The first female professional Tattoo artist in the US.
Born as Maud Stevens in Lyon County, Kansas. She was an acrobat, that throughout her youth, she worked in various traveling circuses as an aerialist and contortionist. At the age of 27 (1904), while performing at the Louisiana Purchase Exposition, she met Gus Wagner – a tattoo artist who was referred to as the Tattooed Globetrotter. He was interested in her, and she was fascinated by the art of tattoos, so they agreed on a barter – a date in exchange for a tattooing lesson. She became his canvas and later a tattoo artist herself. Even though the modern machine was already widespread, they used the hand-poked method, working with a manual stick, the last tattoo artists to continue tattooing in the traditional technique.
After a few years, they got married, and soon after, they left the circus to travel in the US, working as tattoo artists as well as tattooed attractions, performing in vaudeville houses and county fairs.
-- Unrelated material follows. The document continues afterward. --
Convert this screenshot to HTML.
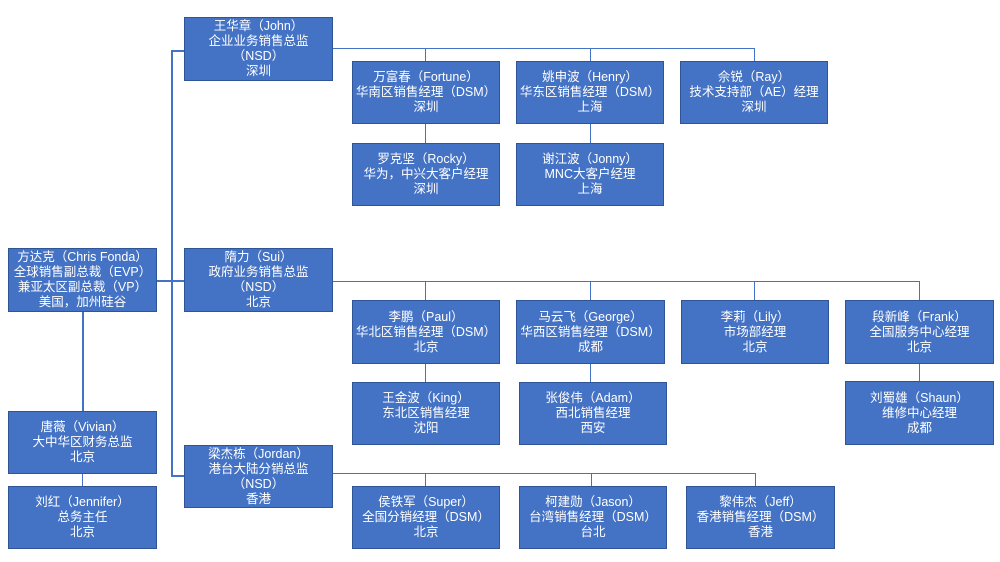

With their traveling, they brought the tattoo artistry from the coastal cities to the inland, and they are credited for the growth of the art in the US, making it approachable to all, not just for sailors and circus performers.
Her tattoos were typical for the early 20th century, including patriotic symbols, women, lions, snakes, butterflies, horses, monkeys, and trees. She even tattooed her name on her arm. At a time when women had limited rights and many social restrictions, she was one of those who broke down the barriers, not only getting tattoos but becoming the first woman in the US to be known as a tattoo artist.
More Interesting Anecdotes:
- She became a tattoo artist despite her parent’s objection.
- She refused to let her daughter get any tattoos, and when her daughter Lovetta got older and became a tattoo artist as well, she was one of a few tattoo artists without ever been touched by ink.